In University of Chicago v. Department of Revenue, the Illinois Appellate Court held that the University’s properties that were used by a for-profit daycare provider were not entitled to property tax exemptions under Section 15-35 of the Property Tax Code, even though the daycares were reasonably necessary for the University’s efficient administration.
The University of Chicago outsourced the operation of two on-campus daycares to Bright Horizons, a daycare provider. The University and Bright Horizons then applied for property tax exemptions under Section 15-35 of the Property Tax Code, which provides that all property of schools (including public school districts) is exempt from property taxes unless it is sold, leased, or otherwise used with a view to profit. Section 15-35 of the Property Tax Code has been construed to extend to property that is used for school purposes as well as property that is reasonably necessary for the accomplishment and fulfillment of the educational objectives, or the efficient administration of a school.
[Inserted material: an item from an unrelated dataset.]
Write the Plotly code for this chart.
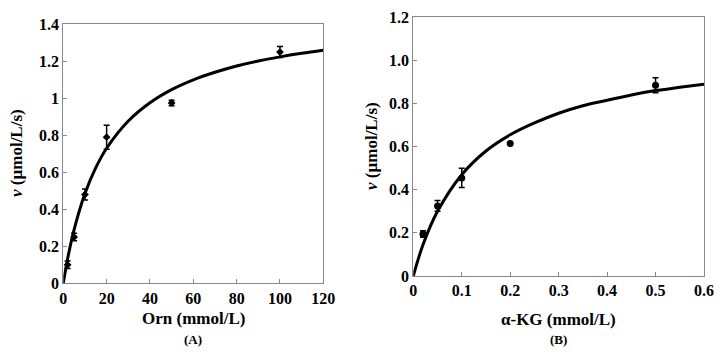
import plotly.graph_objects as go

# Panel A data (Orn)
orn_x = [2, 5, 10, 20, 50, 100]
orn_v = [0.10, 0.25, 0.48, 0.79, 0.975, 1.25]
orn_err = [0.02, 0.02, 0.03, 0.065, 0.015, 0.03]
orn_fit_x = [0, 2, 5, 10, 15, 20, 30, 40, 50, 60, 70, 80, 90, 100, 110, 120]
orn_fit_v = [0, 0.133, 0.29, 0.485, 0.625, 0.73, 0.877, 0.976, 1.047, 1.10, 1.141, 1.175, 1.202, 1.224, 1.243, 1.26]

# Panel B data (alpha-KG)
kg_x = [0.02, 0.05, 0.1, 0.2, 0.5]
kg_v = [0.195, 0.325, 0.455, 0.615, 0.885]
kg_err = [0.015, 0.025, 0.045, 0.0, 0.035]
kg_fit_x = [0, 0.02, 0.05, 0.1, 0.15, 0.2, 0.25, 0.3, 0.35, 0.4, 0.45, 0.5, 0.55, 0.6]
kg_fit_v = [0, 0.145, 0.30, 0.47, 0.58, 0.655, 0.71, 0.755, 0.79, 0.815, 0.84, 0.86, 0.875, 0.89]

a_xticks = [0, 20, 40, 60, 80, 100, 120]
a_yticks = [0, 0.2, 0.4, 0.6, 0.8, 1, 1.2, 1.4]
a_yticklabels = ["0", "0.2", "0.4", "0.6", "0.8", "1", "1.2", "1.4"]
b_xticks = [0, 0.1, 0.2, 0.3, 0.4, 0.5, 0.6]
b_xticklabels = ["0", "0.1", "0.2", "0.3", "0.4", "0.5", "0.6"]
b_yticks = [0, 0.2, 0.4, 0.6, 0.8, 1.0, 1.2]
b_yticklabels = ["0", "0.2", "0.4", "0.6", "0.8", "1.0", "1.2"]

# page body has an 8px margin; figure sized to fit inside the 728x356 window
OFF = 8
W, H = 728 - 2 * OFF, 356 - 2 * OFF
FONT = "Liberation Serif"

def px(x):
    return (x - OFF) / W

def py(y):
    return 1 - (y - OFF) / H

fig = go.Figure()

fig.add_trace(go.Scatter(x=orn_fit_x, y=orn_fit_v, mode="lines", line=dict(color="black", width=3, shape="spline"),
                         xaxis="x", yaxis="y", showlegend=False, hoverinfo="skip"))
fig.add_trace(go.Scatter(x=orn_x, y=orn_v, mode="markers",
                         marker=dict(symbol="diamond", size=6, color="black"),
                         error_y=dict(type="data", array=orn_err, color="black", thickness=1.5, width=3),
                         xaxis="x", yaxis="y", showlegend=False))

fig.add_trace(go.Scatter(x=kg_fit_x, y=kg_fit_v, mode="lines", line=dict(color="black", width=3, shape="spline"),
                         xaxis="x2", yaxis="y2", showlegend=False, hoverinfo="skip"))
fig.add_trace(go.Scatter(x=kg_x, y=kg_v, mode="markers",
                         marker=dict(symbol="circle", size=7, color="black"),
                         error_y=dict(type="data", array=kg_err, color="black", thickness=1.5, width=3),
                         xaxis="x2", yaxis="y2", showlegend=False))

tickfont = dict(family=FONT, size=16, color="black", weight="bold")
axcommon = dict(showline=True, linecolor="#888888", linewidth=1, mirror=True, ticks="inside", ticklen=4,
                tickcolor="#888888", showgrid=False, zeroline=False, tickfont=tickfont, fixedrange=True,
                automargin=False)

fig.update_layout(
    width=W, height=H, margin=dict(l=0, r=0, t=0, b=0, autoexpand=False),
    paper_bgcolor="white", plot_bgcolor="white",
    xaxis=dict(domain=[px(63.3), px(323.3)], range=[0, 120], tickvals=a_xticks, anchor="y", **axcommon),
    yaxis=dict(domain=[py(283.3), py(24.3)], range=[0, 1.4], tickvals=a_yticks, ticktext=a_yticklabels,
               anchor="x", **axcommon),
    xaxis2=dict(domain=[px(413.3), px(704)], range=[0, 0.6], tickvals=b_xticks, ticktext=b_xticklabels,
                anchor="y2", **axcommon),
    yaxis2=dict(domain=[py(276), py(17.3)], range=[0, 1.2], tickvals=b_yticks, ticktext=b_yticklabels,
                anchor="x2", **axcommon),
)

tfont = dict(family=FONT, size=17, color="black", weight="bold")
lfont = dict(family=FONT, size=13, color="black", weight="bold")
annots = [
    dict(x=px(193), y=py(318), text="Orn (mmol/L)", font=tfont, yanchor="middle"),
    dict(x=px(193), y=0, text="(A)", font=lfont, yanchor="bottom", borderpad=0),
    dict(x=px(558), y=py(319), text="α-KG (mmol/L)", font=tfont, yanchor="middle"),
    dict(x=px(558), y=0, text="(B)", font=lfont, yanchor="bottom", borderpad=0),
    dict(x=px(16), y=py(153), text="<i>v</i> (µmol/L/s)", font=tfont, textangle=-90, yanchor="middle"),
    dict(x=px(371), y=py(146), text="<i>v</i> (µmol/L/s)", font=tfont, textangle=-90, yanchor="middle"),
]
for a in annots:
    fig.add_annotation(xref="paper", yref="paper", showarrow=False, xanchor="center", **a)

fig.write_html("out.html")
In its decision, the court began by finding that the properties at issue were primarily used for purposes that are reasonably necessary for the efficient administration of the University because on-campus child care alleviated the difficulty in hiring professional employees with young children. Nevertheless, the court still found that the properties were not entitled to exemptions because the use of the properties as daycares was with a view to profit. In making this determination, the court rejected the argument that an organization may contract with third-party, for-profit providers without affecting entitlement to property tax exemption. The issue, rather, was whether the exemption under Section 15-35 of the Property Tax Code still applies if a third-party, and not the property’s owner, receives the profits generated by the property. Based on a narrow interpretation, the court reasoned that there was nothing in the statute stating that the owner of the property must be the entity that profits for the exemption to be inapplicable. In this case, Bright Horizons was generating profit from its use of the properties (even though the University derived no profit from the properties), so the portions of the University’s properties containing the for-profit daycares were not entitled to property tax exemptions.
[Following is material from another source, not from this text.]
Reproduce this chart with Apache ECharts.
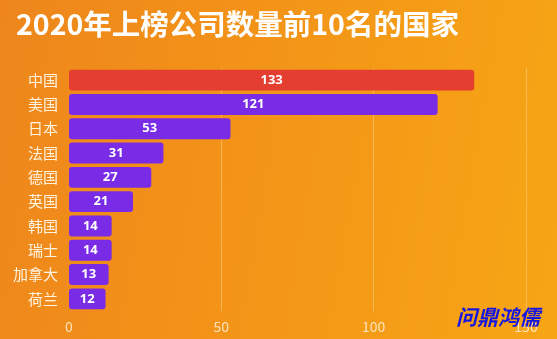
<!DOCTYPE html>
<html>
<head>
<meta charset="utf-8">
<script src="https://cdn.jsdelivr.net/npm/echarts@6/dist/echarts.min.js"></script>
<style>
  html, body { margin: 0; padding: 0; }
  #chart {
    width: 557px; height: 339px;
    background: linear-gradient(100deg, #ee861c 0%, #f39418 45%, #f7a615 100%);
  }
</style>
</head>
<body>
<div id="chart"></div>
<script>
const titleText = '2020年上榜公司数量前10名的国家';
const countries = ['中国', '美国', '日本', '法国', '德国', '英国', '韩国', '瑞士', '加拿大', '荷兰'];
const companyCounts = [133, 121, 53, 31, 27, 21, 14, 14, 13, 12];
const highlightCountry = '中国';
const xTicks = [0, 50, 100, 150];
const watermark = '问鼎鸿儒';

const chart = echarts.init(document.getElementById('chart'), null, { renderer: 'canvas' });
const FONT = '"Noto Sans CJK SC", "Noto Sans", sans-serif';

chart.setOption({
  animation: false,
  title: {
    text: titleText,
    left: 11,
    top: 5,
    textStyle: { color: '#ffffff', fontSize: 28.5, fontWeight: 'bold', fontFamily: FONT }
  },
  grid: { left: 69, right: 31, top: 68, bottom: 28, containLabel: false },
  xAxis: {
    type: 'value',
    min: xTicks[0],
    max: xTicks[xTicks.length - 1],
    interval: xTicks[1] - xTicks[0],
    axisLine: { show: false },
    axisTick: { show: false },
    axisLabel: {
      color: 'rgba(255,240,215,0.85)', fontSize: 14, margin: 9, fontFamily: FONT,
      showMaxLabel: true, hideOverlap: false
    },
    splitLine: { show: true, showMinLine: false, lineStyle: { color: 'rgba(255,235,200,0.35)', width: 1 } }
  },
  yAxis: {
    type: 'category',
    data: countries,
    inverse: true,
    axisLine: { show: false },
    axisTick: { show: false },
    axisLabel: { color: '#fff4e2', fontSize: 15, margin: 11, fontFamily: FONT }
  },
  series: [{
    type: 'bar',
    data: companyCounts.map((v, i) => ({
      value: v,
      itemStyle: { color: countries[i] === highlightCountry ? '#e43e30' : '#7a2be5' }
    })),
    barCategoryGap: '14%',
    itemStyle: { borderRadius: 3 },
    label: {
      show: true,
      position: 'inside',
      color: '#ffffff',
      fontSize: 13,
      fontWeight: 'bold',
      fontFamily: '"Open Sans", "Noto Sans", sans-serif'
    }
  }],
  graphic: [{
    type: 'text',
    right: 17,
    bottom: 11,
    z: 100,
    style: {
      text: watermark,
      fill: '#1616e0',
      font: 'italic bold 21px "Noto Sans CJK SC", sans-serif'
    }
  }]
});
</script>
</body>
</html>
School districts often rent out space to third-party tenants, including before- and after- school care providers. This case confirms that when third parties use school property with a view to profit, that use may impact the tax-exempt status of the property or leasehold. This case also reiterates that the statute granting property tax exemptions to schools is construed narrowly. While periodic and partial uses of school property by third parties may not be likely to jeopardize the tax exempt status of school property, school districts should carefully consider the possible property tax implications of entering into leases with for-profit entities. As a result, school districts should review their leases of school property for possible property tax implications of this decision and ensure that all future leases expressly deal with the payment of property taxes.